– Увидела: тут ей не обломится! – продолжала Мадам, с наслаждением обсасывая креветочную шелуху. Бережно взяла хрустальный бокал с пивом, отставив мизинец с длинным красным ногтем. Сделала несколько крупных глотков. Белая пивная пена на верхней губе как кружева. – Красивая, тут я не спорю. Я ее видела один раз, так, мельком, у Павлика на работе. Но разглядела. Красивая. И одета. Но ты! Ты умница! Ты просто из себя вылезла за этот месяц. Она вся жесткая, властная – эта Алка. А ты, Мурзик, прямо девушка из гарема. Растеклась кисельком. Мужики от этого балдеют. Особенно твой Павлик. Он же в себя влюблен до подмышек. Тут психология нужна. Нас тоже не в щепках нашли. Мы такое сможем, если захотим. Правда, киска? Ты у меня прелесть!

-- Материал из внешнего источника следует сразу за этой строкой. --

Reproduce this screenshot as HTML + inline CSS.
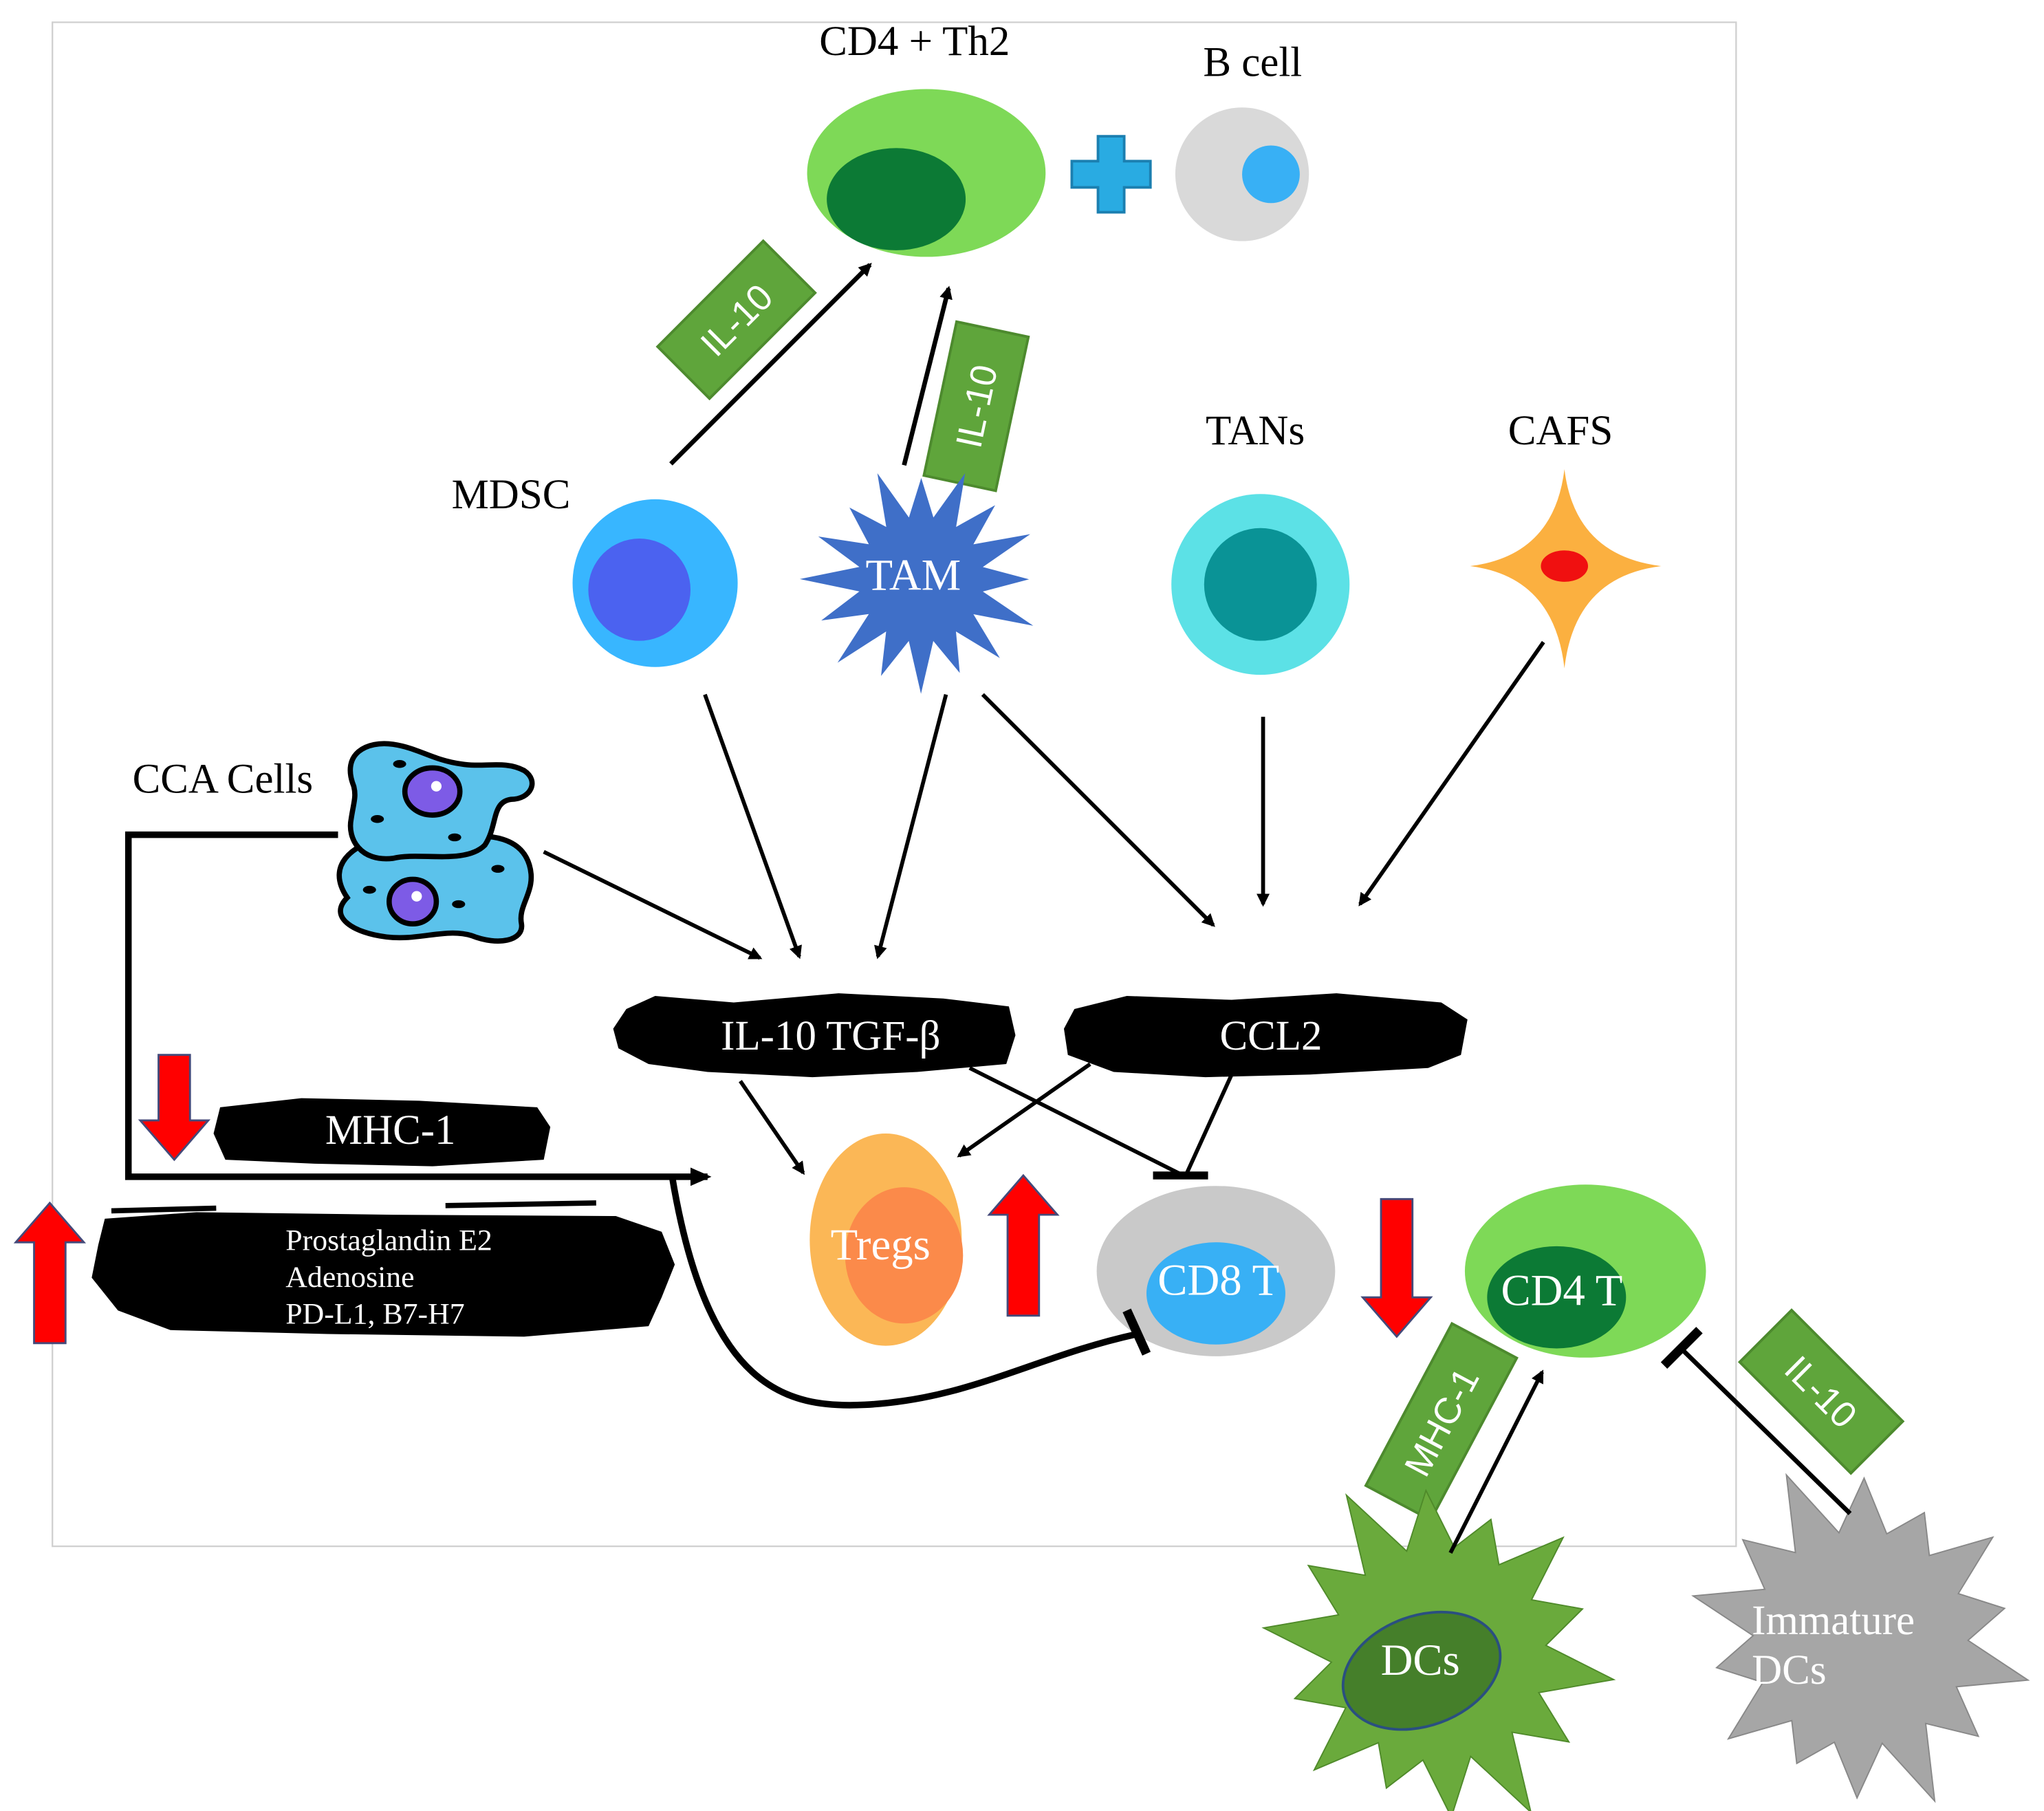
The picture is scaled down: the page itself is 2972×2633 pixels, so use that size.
<!DOCTYPE html>
<html><head><meta charset="utf-8">
<style>
html,body{margin:0;padding:0;background:#fff;}
svg{display:block;}
text{font-family:"Liberation Serif",serif;}
</style></head>
<body>
<svg id="s" width="2972" height="2633" viewBox="0 0 1560 1382" preserveAspectRatio="none" xmlns="http://www.w3.org/2000/svg">
<defs>
<marker id="ah" markerWidth="10" markerHeight="10" refX="8" refY="5" orient="auto" markerUnits="userSpaceOnUse"><path d="M0,0 L10,5 L0,10 Z" fill="#000"/></marker>
<marker id="ahb" markerWidth="16" markerHeight="14" refX="13" refY="7" orient="auto" markerUnits="userSpaceOnUse"><path d="M0,0 L16,7 L0,14 Z" fill="#000"/></marker>
</defs>
<rect x="40" y="17" width="1285" height="1163" fill="none" stroke="#d0d0d0" stroke-width="1.2"/>

<text x="698" y="42" font-size="32" text-anchor="middle">CD4 + Th2</text>
<ellipse cx="707" cy="132" rx="91" ry="64" fill="#7ed957"/>
<ellipse cx="684" cy="152" rx="53" ry="39" fill="#0c7a35"/>
<path d="M838,104 h20 v19 h20 v20 h-20 v19 h-20 v-19 h-20 v-20 h20 Z" fill="#29abe2" stroke="#1b7fb0" stroke-width="2"/>
<text x="956" y="58" font-size="32" text-anchor="middle">B cell</text>
<circle cx="948" cy="133" r="51" fill="#d9d9d9"/>
<circle cx="970" cy="133" r="22" fill="#38b0f5"/>

<g transform="translate(562,244) rotate(-45)"><rect x="-57" y="-28" width="114" height="56" fill="#5fa53b" stroke="#4d8a2e" stroke-width="2"/><text x="0" y="10" font-size="28" fill="#fff" text-anchor="middle" style="font-family:'Liberation Sans',sans-serif">IL-10</text></g>
<g transform="translate(745,310) rotate(-78)"><rect x="-60" y="-28" width="120" height="56" fill="#5fa53b" stroke="#4d8a2e" stroke-width="2"/><text x="0" y="10" font-size="28" fill="#fff" text-anchor="middle" style="font-family:'Liberation Sans',sans-serif">IL-10</text></g>
<line x1="512" y1="354" x2="664" y2="202" stroke="#000" stroke-width="3.5" marker-end="url(#ah)"/>
<line x1="690" y1="355" x2="724" y2="220" stroke="#000" stroke-width="3.5" marker-end="url(#ah)"/>

<text x="390" y="388" font-size="32" text-anchor="middle">MDSC</text>
<ellipse cx="500" cy="445" rx="63" ry="64" fill="#38b6ff"/>
<circle cx="488" cy="450" r="39" fill="#4b62f0"/>
<polygon id="tam" fill="#3f6fc8"/>
<text x="697" y="450" font-size="34" fill="#fff" text-anchor="middle">TAM</text>
<text x="958" y="339" font-size="32" text-anchor="middle">TANs</text>
<ellipse cx="962" cy="446" rx="68" ry="69" fill="#5ce1e6"/>
<ellipse cx="962" cy="446" rx="43" ry="43" fill="#0a9396"/>
<text x="1191" y="339" font-size="32" text-anchor="middle">CAFS</text>
<path d="M1194,358 Q1202,424 1268,432 Q1202,440 1194,510 Q1186,440 1122,432 Q1186,424 1194,358 Z" fill="#fbb040"/>
<ellipse cx="1194" cy="432" rx="18" ry="12" fill="#f01010"/>

<text x="170" y="605" font-size="32" text-anchor="middle">CCA Cells</text>
<path d="M265,685 C248,660 270,645 290,640 C310,635 330,645 350,640 C375,635 398,640 404,660 C410,680 395,690 398,705 C400,718 380,722 360,714 C340,708 320,718 295,715 C270,712 250,700 265,685 Z" fill="#5bc2eb" stroke="#000" stroke-width="4"/>
<path d="M270,600 C260,575 280,565 300,568 C320,571 330,580 352,583 C370,586 385,580 400,588 C412,596 405,610 390,610 C375,612 380,630 370,645 C355,660 320,650 300,655 C275,658 265,640 268,625 C270,612 272,608 270,600 Z" fill="#5bc2eb" stroke="#000" stroke-width="4"/>
<ellipse cx="330" cy="604" rx="21" ry="18" fill="#7d5be6" stroke="#000" stroke-width="4"/>
<ellipse cx="315" cy="688" rx="18" ry="17" fill="#7d5be6" stroke="#000" stroke-width="4"/>
<circle cx="333" cy="600" r="4" fill="#fff"/><circle cx="318" cy="684" r="4" fill="#fff"/>
<ellipse cx="305" cy="583" rx="5" ry="3" fill="#000"/><ellipse cx="288" cy="625" rx="5" ry="3" fill="#000"/><ellipse cx="347" cy="639" rx="5" ry="3" fill="#000"/>
<ellipse cx="282" cy="679" rx="5" ry="3" fill="#000"/><ellipse cx="380" cy="663" rx="5" ry="3" fill="#000"/><ellipse cx="350" cy="690" rx="5" ry="3" fill="#000"/>

<polyline points="258,637 98,637 98,898 540,898" fill="none" stroke="#000" stroke-width="5" marker-end="url(#ahb)"/>

<line x1="415" y1="650" x2="580" y2="731" stroke="#000" stroke-width="3" marker-end="url(#ah)"/>
<line x1="538" y1="530" x2="610" y2="730" stroke="#000" stroke-width="3" marker-end="url(#ah)"/>
<line x1="722" y1="530" x2="670" y2="730" stroke="#000" stroke-width="3" marker-end="url(#ah)"/>
<line x1="750" y1="530" x2="926" y2="706" stroke="#000" stroke-width="3" marker-end="url(#ah)"/>
<line x1="964" y1="547" x2="964" y2="690" stroke="#000" stroke-width="3" marker-end="url(#ah)"/>
<line x1="1178" y1="490" x2="1038" y2="690" stroke="#000" stroke-width="3" marker-end="url(#ah)"/>

<path d="M478,770 L500,760 L560,765 L640,758 L720,762 L770,768 L775,790 L768,812 L700,818 L620,822 L540,818 L495,812 L472,800 L468,785 Z" fill="#000"/>
<text x="634" y="801" font-size="32" fill="#fff" text-anchor="middle">IL-10 TGF-β</text>
<path d="M820,770 L860,760 L940,763 L1020,758 L1100,765 L1120,778 L1115,805 L1090,815 L1000,820 L920,822 L850,818 L815,805 L812,785 Z" fill="#000"/>
<text x="970" y="801" font-size="32" fill="#fff" text-anchor="middle">CCL2</text>
<path d="M168,845 L230,838 L320,840 L410,845 L420,860 L415,885 L330,890 L240,888 L172,885 L163,865 Z" fill="#000"/>
<text x="298" y="873" font-size="32" fill="#fff" text-anchor="middle">MHC-1</text>
<path d="M80,930 L150,925 L300,927 L470,928 L505,940 L515,965 L505,990 L495,1012 L400,1020 L250,1018 L130,1015 L90,1000 L70,975 L75,950 Z" fill="#000"/>
<line x1="85" y1="924" x2="165" y2="922" stroke="#000" stroke-width="4"/>
<line x1="340" y1="920" x2="455" y2="918" stroke="#000" stroke-width="4"/>
<text x="218" y="954" font-size="23" fill="#fff">Prostaglandin E2</text>
<text x="218" y="982" font-size="23" fill="#fff">Adenosine</text>
<text x="218" y="1010" font-size="23" fill="#fff">PD-L1, B7-H7</text>

<path d="M121,805 h24 v50 h14 l-26,30 l-26,-30 h14 Z" fill="#f00" stroke="#444a7a" stroke-width="1.5"/>
<path d="M26,1025 h24 v-77 h14 l-26,-30 l-26,30 h14 Z" fill="#f00" stroke="#444a7a" stroke-width="1.5"/>
<path d="M769,1004 h24 v-77 h14 l-26,-30 l-26,30 h14 Z" fill="#f00" stroke="#444a7a" stroke-width="1.5"/>
<path d="M1054,915 h24 v75 h14 l-26,30 l-26,-30 h14 Z" fill="#f00" stroke="#444a7a" stroke-width="1.5"/>

<line x1="565" y1="825" x2="613" y2="895" stroke="#000" stroke-width="3" marker-end="url(#ah)"/>
<line x1="832" y1="812" x2="732" y2="882" stroke="#000" stroke-width="3" marker-end="url(#ah)"/>
<line x1="740" y1="815" x2="903" y2="897" stroke="#000" stroke-width="3"/>
<line x1="940" y1="820" x2="905" y2="897" stroke="#000" stroke-width="3"/>
<line x1="880" y1="897" x2="922" y2="897" stroke="#000" stroke-width="6"/>

<ellipse cx="676" cy="946" rx="58" ry="81" fill="#fbb756"/>
<ellipse cx="690" cy="958" rx="45" ry="52" fill="#fb8a4a"/>
<text x="672" y="961" font-size="34" fill="#fff" text-anchor="middle">Tregs</text>

<ellipse cx="928" cy="970" rx="91" ry="65" fill="#c9c9c9"/>
<ellipse cx="928" cy="987" rx="53" ry="39" fill="#38b0f5"/>
<text x="930" y="988" font-size="34" fill="#fff" text-anchor="middle">CD8 T</text>

<path d="M513,898 C540,1060 600,1075 660,1072 C740,1068 790,1035 868,1018" fill="none" stroke="#000" stroke-width="5"/>
<line x1="860" y1="1000" x2="875" y2="1033" stroke="#000" stroke-width="7"/>

<ellipse cx="1210" cy="970" rx="92" ry="66" fill="#7ed957"/>
<ellipse cx="1188" cy="990" rx="53" ry="39" fill="#0c7a35"/>
<text x="1192" y="996" font-size="34" fill="#fff" text-anchor="middle">CD4 T</text>

<g transform="translate(1100,1085) rotate(-62)"><rect x="-70" y="-28" width="140" height="56" fill="#5fa53b" stroke="#4d8a2e" stroke-width="2"/><text x="0" y="10" font-size="28" fill="#fff" text-anchor="middle" style="font-family:'Liberation Sans',sans-serif">MHC-1</text></g>
<g transform="translate(1390,1062) rotate(45)"><rect x="-60" y="-28" width="120" height="56" fill="#5fa53b" stroke="#4d8a2e" stroke-width="2"/><text x="0" y="10" font-size="28" fill="#fff" text-anchor="middle" style="font-family:'Liberation Sans',sans-serif">IL-10</text></g>

<polygon id="dc" fill="#6aaa3c" stroke="#4f8a2a" stroke-width="1"/>
<ellipse cx="1085" cy="1275" rx="62" ry="42" transform="rotate(-20 1085 1275)" fill="#457f2a" stroke="#2a4f80" stroke-width="2"/>
<text x="1084" y="1278" font-size="34" fill="#fff" text-anchor="middle">DCs</text>
<polygon id="idc" fill="#a6a6a6" stroke="#888" stroke-width="1"/>
<text x="1337" y="1247" font-size="32" fill="#fff">Immature</text>
<text x="1337" y="1285" font-size="32" fill="#fff">DCs</text>

<line x1="1107" y1="1185" x2="1177" y2="1047" stroke="#000" stroke-width="3" marker-end="url(#ah)"/>
<line x1="1412" y1="1155" x2="1284" y2="1030" stroke="#000" stroke-width="3.5"/>
<line x1="1270" y1="1042" x2="1297" y2="1015" stroke="#000" stroke-width="7"/>
</svg>
<script>
function star(id,cx,cy,n,ro,ri,rot,jit){
 var p=[];for(var i=0;i<2*n;i++){var a=rot+Math.PI*i/n;var r=(i%2?ri:ro)*(1+(i%2?0:((i*37%7)-3)*jit));p.push((cx+r*Math.cos(a)).toFixed(1)+","+(cy+r*Math.sin(a)).toFixed(1));}
 document.getElementById(id).setAttribute("points",p.join(" "));
}
star("tam",703,442,16,85,48,-1.57,0.03);
star("dc",1098,1262,14,125,82,-1.2,0.04);
star("idc",1420,1250,14,122,82,-1.1,0.04);
</script>
</body></html>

«Ничего не говорить, поддакивать. Делать вид, что я все понимаю. Главное, чтобы она не заметила моего страха, растерянности. Ни о чем не спрашивать. Должно же наконец все само как-то объясниться. День за днем заполнить этот месяц. И тогда я все вспомню и пойму. Надо улыбаться, говорить что-то, поддакивать, соглашаться, кивать».
– Еще подружка твоя была… – Мадам сделала крупный глоток пива. Осторожно тронула языком уголок губ, оставив пенные следы.
– Больно, девочка? – морщась от сострадания, спросил Стефан Иванович.
– Ничего, солнышко, – благодарно взглянула на него Мадам, тихо вздохнула. Оживленно повернулась к Ирине. – Глаза у нее неплохие. У подружки твоей. Заметная девка. Только слишком самонадеянна, дурища полная. С таким характером далеко не уедешь.
«Это она про Наташку, про мою Наталью», – догадалась Ирина.
– Стерва, – неожиданно резко добавила Мадам, чуть нахмурив драгоценный соболь бровей.
«Значит, Наталья тоже была. Значит, все правда. Но почему же я не помню? Все эта жара. От нее амнезия. Есть такая болезнь. Нет, я не больна».
– Ты все-таки выбирай, с кем дружить, – пренебрежительно продолжала Мадам – Сама же видишь, Павлик ее терпеть не может. Тем более. Порвать сразу, и все. Знаешь, какой хоровод у меня раньше был? Но я скоро поняла, для Стефана Ивановича не подходит. Большой писатель. А тут всякие… Вот я тебя учу, а ты, может, умнее меня во сто крат! Стеша, сырники будешь? – Мадам упруго наклонилась к старику.
– Потом, девочка, на ужин.
Мадам чуть задумалась:
– Но вечером, ты же знаешь…
Стефан Иванович посмотрел на нее с нескрываемым удовольствием.
– Молодая. Что дома сидеть? Побегай, моя львица. Я их вечером на ужин холодными съем. Не забудь только термос наполнить. Лапку, девочка моя.
Он чем-то мягким, непристойным, даже женским – тем, что было его губами, влажно припал к руке Мадам.